§ **TASK GOAL**: Repeat exactly, and only, the lines from the one that contains "Generate a component" to the one that contains "Chart.register(...registerables);", both ends included. Omit every picture.

Records with drawing code:
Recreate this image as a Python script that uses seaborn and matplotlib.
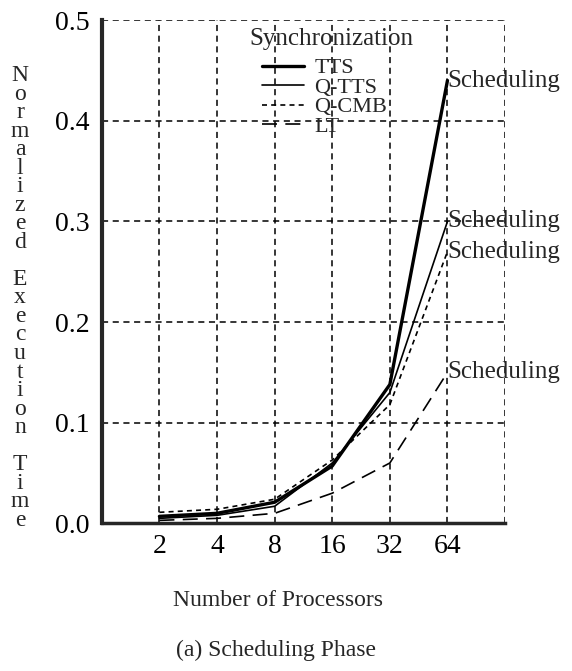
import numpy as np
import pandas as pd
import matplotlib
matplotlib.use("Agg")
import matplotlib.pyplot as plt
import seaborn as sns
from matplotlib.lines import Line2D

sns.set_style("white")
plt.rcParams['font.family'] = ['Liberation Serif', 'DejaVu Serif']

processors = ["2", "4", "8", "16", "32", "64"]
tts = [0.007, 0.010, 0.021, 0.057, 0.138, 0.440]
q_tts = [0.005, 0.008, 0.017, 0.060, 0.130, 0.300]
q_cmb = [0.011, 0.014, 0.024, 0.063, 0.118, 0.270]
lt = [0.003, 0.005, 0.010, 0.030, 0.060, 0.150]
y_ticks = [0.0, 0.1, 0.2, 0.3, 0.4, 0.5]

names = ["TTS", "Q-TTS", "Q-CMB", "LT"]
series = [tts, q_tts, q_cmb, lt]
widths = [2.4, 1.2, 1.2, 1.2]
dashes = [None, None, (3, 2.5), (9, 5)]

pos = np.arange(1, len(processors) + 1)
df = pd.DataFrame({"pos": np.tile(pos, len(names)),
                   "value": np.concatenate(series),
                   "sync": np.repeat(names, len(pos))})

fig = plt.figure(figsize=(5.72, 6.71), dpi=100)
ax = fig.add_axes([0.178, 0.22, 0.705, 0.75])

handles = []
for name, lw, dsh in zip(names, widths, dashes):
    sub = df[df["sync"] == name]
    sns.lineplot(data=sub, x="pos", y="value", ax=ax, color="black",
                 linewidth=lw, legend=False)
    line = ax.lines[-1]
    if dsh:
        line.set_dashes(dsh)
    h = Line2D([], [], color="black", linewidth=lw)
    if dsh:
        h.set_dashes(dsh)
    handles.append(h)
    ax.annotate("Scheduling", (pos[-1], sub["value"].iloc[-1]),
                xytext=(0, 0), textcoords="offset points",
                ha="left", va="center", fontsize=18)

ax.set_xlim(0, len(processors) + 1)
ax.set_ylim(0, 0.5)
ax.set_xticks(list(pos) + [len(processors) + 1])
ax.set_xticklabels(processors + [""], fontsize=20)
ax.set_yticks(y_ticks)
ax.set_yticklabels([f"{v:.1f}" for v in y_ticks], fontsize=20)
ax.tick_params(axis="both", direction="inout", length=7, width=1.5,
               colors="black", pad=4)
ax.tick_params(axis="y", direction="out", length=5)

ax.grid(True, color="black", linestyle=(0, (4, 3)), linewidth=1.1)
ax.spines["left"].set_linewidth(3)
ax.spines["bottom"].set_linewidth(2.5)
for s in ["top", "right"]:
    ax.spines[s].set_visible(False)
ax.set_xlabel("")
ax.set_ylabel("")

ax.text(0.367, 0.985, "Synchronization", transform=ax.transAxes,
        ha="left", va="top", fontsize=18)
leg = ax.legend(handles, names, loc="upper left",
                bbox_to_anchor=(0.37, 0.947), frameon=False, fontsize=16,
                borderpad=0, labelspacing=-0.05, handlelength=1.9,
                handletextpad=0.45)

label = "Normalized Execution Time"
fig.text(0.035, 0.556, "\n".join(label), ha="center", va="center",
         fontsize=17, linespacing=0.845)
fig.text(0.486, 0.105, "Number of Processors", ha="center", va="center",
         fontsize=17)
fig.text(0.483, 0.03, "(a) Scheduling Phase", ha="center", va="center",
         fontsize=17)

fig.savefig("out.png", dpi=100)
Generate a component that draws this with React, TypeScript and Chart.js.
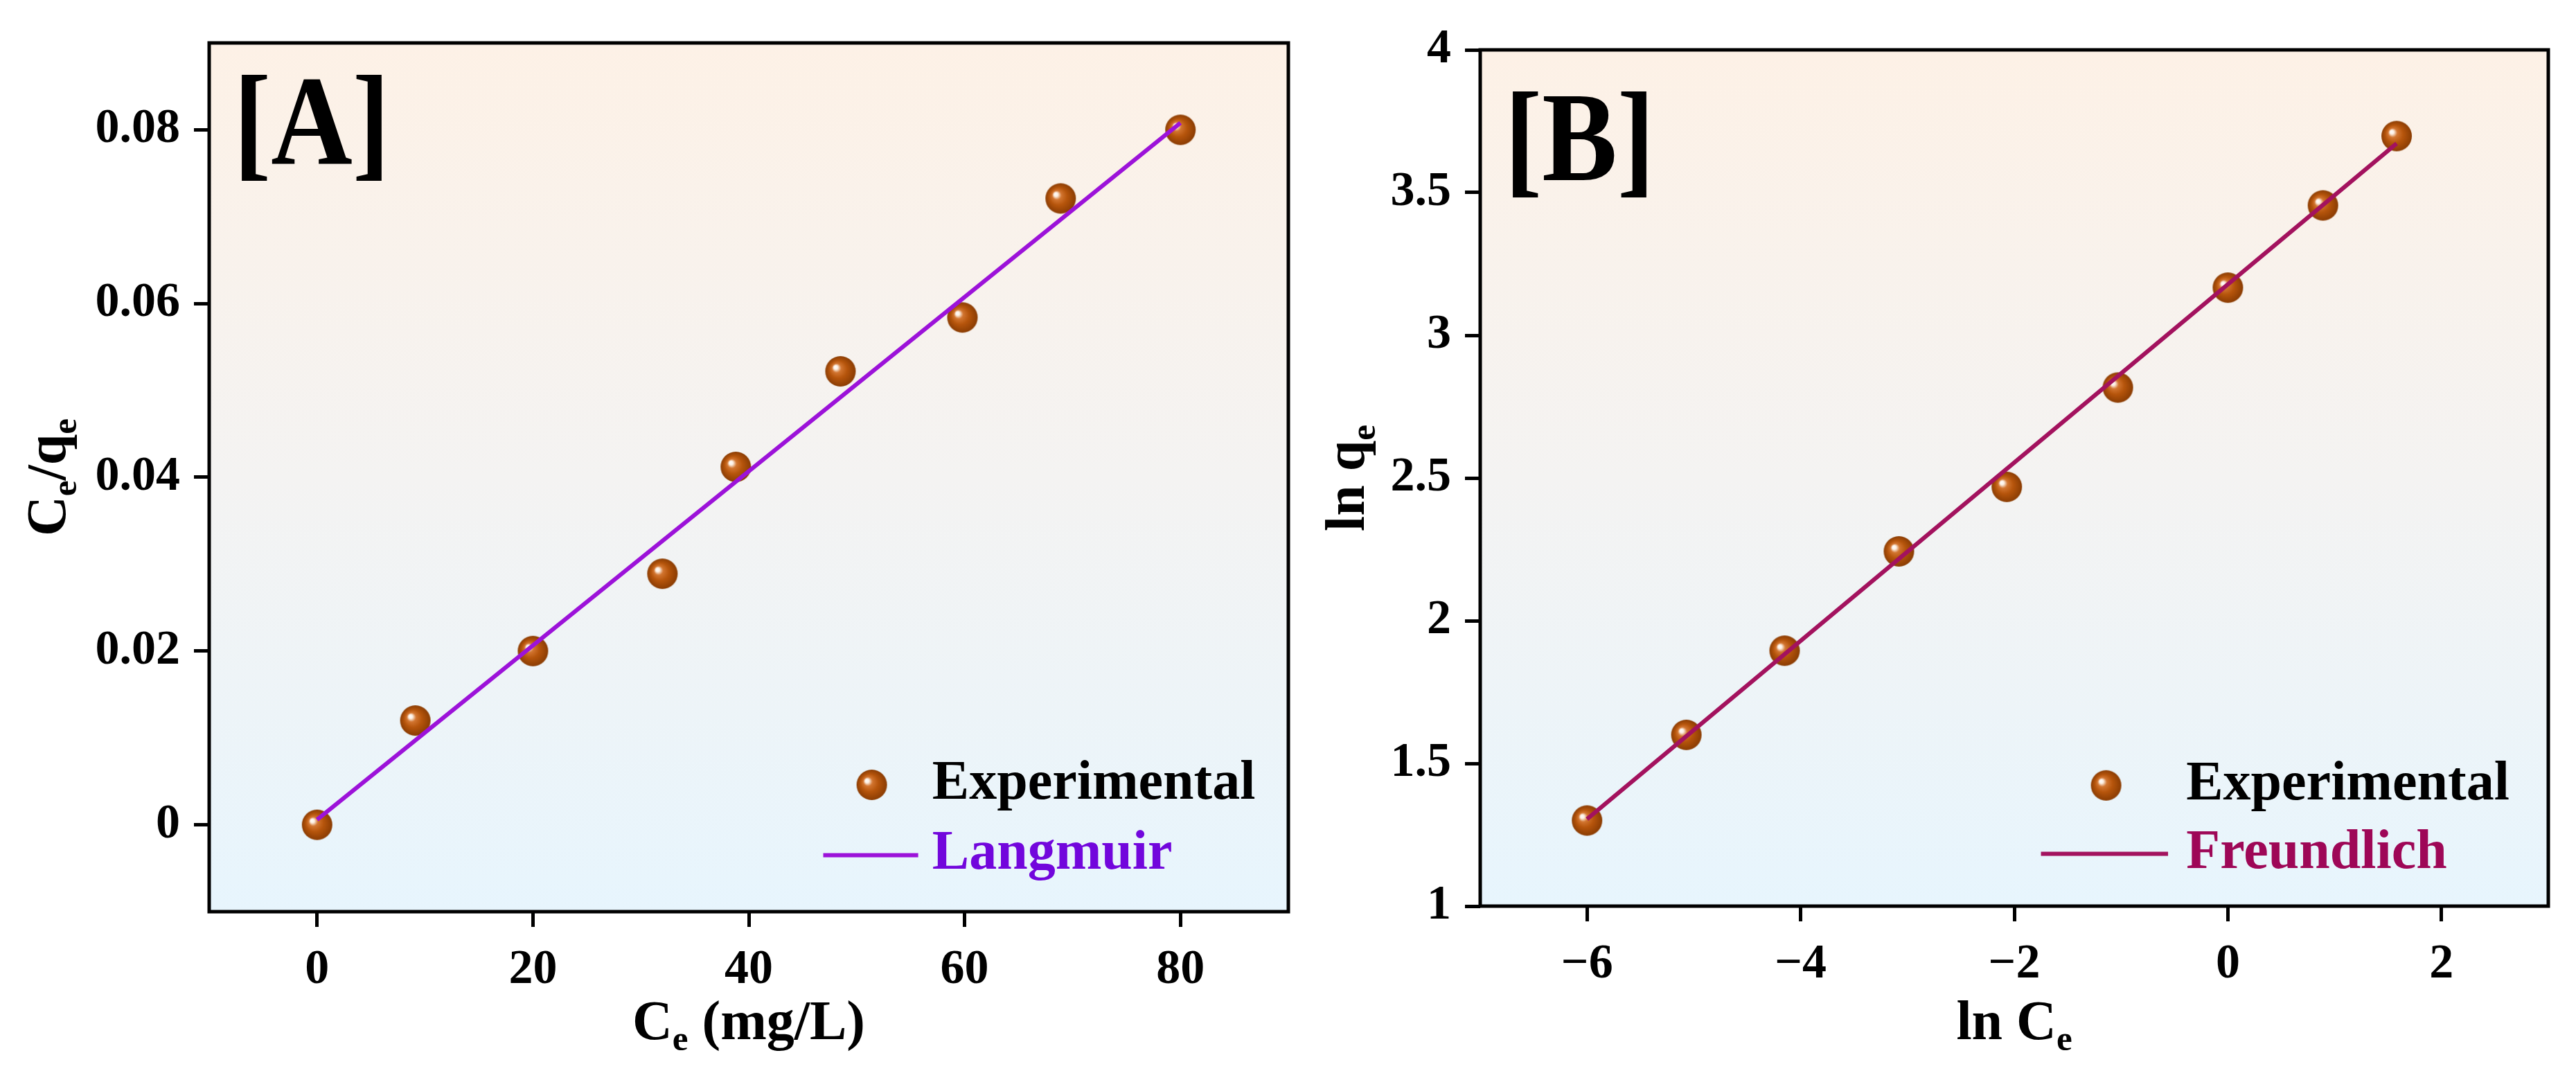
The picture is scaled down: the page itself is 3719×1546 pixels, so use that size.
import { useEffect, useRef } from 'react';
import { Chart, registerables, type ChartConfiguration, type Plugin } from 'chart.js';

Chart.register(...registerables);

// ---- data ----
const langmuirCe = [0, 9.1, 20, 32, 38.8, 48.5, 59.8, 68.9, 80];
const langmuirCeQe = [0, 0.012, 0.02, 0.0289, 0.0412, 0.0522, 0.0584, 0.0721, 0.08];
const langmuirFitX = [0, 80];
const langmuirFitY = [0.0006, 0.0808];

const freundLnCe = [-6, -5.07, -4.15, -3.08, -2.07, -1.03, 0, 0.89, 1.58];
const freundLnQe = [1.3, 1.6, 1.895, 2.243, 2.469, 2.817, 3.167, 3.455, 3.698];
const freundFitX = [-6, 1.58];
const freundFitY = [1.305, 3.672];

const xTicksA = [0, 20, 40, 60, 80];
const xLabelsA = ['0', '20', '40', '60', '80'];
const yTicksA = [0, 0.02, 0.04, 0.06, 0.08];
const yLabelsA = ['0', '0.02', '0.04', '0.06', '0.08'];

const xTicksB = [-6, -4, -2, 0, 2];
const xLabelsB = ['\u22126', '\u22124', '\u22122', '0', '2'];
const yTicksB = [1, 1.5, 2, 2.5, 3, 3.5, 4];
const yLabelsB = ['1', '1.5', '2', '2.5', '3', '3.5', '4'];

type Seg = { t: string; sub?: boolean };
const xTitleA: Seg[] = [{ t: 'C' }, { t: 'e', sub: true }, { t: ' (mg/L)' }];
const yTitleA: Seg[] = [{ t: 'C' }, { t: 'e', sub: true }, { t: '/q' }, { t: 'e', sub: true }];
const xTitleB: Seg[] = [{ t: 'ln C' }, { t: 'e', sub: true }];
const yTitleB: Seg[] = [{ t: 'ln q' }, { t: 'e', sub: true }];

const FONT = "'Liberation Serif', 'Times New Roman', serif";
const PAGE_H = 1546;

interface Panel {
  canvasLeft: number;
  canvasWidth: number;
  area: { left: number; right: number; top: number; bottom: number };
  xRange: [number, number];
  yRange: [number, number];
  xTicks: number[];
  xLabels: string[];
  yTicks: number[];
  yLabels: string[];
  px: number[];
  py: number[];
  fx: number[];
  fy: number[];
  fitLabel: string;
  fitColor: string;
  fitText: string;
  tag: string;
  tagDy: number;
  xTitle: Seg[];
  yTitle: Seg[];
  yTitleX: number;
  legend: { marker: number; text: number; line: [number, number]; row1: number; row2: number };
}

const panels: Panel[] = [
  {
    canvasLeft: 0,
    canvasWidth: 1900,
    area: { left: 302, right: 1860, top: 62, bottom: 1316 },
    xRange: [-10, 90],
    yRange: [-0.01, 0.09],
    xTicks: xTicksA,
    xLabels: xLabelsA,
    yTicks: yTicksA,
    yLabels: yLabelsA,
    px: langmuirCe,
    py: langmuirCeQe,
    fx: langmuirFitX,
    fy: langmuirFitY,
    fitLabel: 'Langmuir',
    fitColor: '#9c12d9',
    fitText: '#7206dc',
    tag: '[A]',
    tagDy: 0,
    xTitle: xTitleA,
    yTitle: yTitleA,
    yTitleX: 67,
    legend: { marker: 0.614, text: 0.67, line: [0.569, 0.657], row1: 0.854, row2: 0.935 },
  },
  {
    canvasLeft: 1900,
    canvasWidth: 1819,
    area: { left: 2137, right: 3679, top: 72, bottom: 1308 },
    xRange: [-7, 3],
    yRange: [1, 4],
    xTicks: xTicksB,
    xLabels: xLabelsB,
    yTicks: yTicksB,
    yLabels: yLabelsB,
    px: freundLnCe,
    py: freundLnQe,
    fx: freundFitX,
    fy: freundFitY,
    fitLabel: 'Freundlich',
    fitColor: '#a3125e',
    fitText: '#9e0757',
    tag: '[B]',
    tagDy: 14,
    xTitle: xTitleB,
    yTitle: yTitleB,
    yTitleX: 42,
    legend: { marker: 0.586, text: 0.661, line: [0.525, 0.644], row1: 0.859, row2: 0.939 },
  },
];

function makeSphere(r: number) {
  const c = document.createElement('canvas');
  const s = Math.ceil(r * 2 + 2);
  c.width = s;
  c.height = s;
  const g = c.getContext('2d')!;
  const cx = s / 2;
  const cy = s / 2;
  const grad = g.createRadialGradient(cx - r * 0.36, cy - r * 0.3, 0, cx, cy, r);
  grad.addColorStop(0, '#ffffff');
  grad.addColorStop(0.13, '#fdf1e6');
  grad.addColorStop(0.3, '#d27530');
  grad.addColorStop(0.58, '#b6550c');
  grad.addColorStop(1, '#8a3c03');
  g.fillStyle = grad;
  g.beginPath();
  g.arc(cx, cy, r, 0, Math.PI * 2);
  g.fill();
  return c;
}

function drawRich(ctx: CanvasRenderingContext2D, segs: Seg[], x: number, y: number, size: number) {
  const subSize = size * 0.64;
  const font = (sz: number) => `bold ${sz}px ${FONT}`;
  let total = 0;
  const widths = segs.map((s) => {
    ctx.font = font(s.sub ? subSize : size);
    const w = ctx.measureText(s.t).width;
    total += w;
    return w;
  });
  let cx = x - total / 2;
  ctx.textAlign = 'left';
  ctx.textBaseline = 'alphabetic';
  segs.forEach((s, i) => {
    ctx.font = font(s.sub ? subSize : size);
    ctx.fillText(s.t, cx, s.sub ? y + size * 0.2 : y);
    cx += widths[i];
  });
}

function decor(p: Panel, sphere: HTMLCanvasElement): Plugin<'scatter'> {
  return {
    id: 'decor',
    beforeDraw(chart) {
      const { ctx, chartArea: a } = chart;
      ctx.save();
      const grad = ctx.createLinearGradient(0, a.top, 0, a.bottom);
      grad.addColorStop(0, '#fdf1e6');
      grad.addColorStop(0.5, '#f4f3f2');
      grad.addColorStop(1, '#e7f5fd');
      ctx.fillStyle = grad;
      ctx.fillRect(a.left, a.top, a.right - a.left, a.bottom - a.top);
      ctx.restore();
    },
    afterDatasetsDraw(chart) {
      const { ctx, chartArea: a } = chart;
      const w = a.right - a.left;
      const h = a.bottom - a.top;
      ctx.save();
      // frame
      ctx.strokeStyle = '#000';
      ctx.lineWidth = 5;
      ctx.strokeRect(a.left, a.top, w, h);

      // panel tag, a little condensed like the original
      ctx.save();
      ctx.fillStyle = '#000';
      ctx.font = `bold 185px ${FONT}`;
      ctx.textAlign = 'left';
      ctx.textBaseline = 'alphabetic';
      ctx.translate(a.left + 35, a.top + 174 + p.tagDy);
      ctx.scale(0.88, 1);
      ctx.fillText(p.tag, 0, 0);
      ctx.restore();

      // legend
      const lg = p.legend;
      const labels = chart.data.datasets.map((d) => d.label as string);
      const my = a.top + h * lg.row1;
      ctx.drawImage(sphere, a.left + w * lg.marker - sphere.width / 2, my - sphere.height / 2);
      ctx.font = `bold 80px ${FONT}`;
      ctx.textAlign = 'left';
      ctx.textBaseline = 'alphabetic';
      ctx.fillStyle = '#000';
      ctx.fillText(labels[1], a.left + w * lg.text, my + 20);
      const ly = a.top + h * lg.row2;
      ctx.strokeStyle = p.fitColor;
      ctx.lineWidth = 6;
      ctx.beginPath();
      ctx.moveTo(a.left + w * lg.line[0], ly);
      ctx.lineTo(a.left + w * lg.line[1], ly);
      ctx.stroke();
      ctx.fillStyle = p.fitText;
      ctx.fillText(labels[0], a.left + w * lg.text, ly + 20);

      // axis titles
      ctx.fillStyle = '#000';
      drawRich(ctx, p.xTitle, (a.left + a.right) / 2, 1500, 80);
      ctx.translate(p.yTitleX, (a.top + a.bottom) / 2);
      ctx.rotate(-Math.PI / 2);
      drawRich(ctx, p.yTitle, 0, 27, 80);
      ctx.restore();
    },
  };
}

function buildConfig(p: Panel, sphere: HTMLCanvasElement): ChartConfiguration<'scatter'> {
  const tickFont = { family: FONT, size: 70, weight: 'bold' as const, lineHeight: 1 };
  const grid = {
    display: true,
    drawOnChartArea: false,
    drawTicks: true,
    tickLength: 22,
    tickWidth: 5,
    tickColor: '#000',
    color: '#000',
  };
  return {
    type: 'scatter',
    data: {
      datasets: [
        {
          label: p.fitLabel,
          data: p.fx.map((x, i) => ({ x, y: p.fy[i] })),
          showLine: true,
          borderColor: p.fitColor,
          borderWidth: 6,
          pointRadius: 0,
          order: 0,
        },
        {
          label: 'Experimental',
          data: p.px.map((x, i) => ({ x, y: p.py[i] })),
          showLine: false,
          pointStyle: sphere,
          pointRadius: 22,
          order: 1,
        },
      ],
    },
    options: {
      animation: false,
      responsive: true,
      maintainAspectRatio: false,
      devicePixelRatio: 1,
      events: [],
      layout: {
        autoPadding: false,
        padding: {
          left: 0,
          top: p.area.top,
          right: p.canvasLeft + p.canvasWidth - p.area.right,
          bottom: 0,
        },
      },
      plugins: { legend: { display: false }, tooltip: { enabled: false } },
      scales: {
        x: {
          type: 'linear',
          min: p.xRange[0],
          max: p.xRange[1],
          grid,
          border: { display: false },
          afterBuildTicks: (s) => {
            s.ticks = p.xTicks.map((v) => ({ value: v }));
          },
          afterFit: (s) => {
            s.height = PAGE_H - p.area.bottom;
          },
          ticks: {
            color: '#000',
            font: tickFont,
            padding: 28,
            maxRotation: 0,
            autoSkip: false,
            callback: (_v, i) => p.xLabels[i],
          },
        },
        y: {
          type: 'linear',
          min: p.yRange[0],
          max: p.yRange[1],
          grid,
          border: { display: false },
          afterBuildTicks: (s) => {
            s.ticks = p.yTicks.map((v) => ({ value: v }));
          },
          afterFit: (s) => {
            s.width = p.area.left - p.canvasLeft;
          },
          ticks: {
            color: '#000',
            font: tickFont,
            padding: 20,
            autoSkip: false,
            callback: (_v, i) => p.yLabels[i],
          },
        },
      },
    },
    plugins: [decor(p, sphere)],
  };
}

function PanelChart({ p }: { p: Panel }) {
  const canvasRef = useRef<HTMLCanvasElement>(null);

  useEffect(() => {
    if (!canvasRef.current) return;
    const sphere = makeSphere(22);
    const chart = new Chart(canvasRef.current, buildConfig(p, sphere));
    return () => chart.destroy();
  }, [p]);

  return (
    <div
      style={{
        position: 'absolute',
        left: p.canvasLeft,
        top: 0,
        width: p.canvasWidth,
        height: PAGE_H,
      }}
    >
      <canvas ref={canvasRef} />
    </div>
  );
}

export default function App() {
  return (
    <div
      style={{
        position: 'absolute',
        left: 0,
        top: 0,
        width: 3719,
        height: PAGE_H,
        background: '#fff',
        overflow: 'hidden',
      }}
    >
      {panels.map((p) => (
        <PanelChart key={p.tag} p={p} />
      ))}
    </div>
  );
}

§ **FULL RESPONSE**:
Generate a component that draws this with React, TypeScript and Chart.js.
The picture is scaled down: the page itself is 3719×1546 pixels, so use that size.
import { useEffect, useRef } from 'react';
import { Chart, registerables, type ChartConfiguration, type Plugin } from 'chart.js';

Chart.register(...registerables);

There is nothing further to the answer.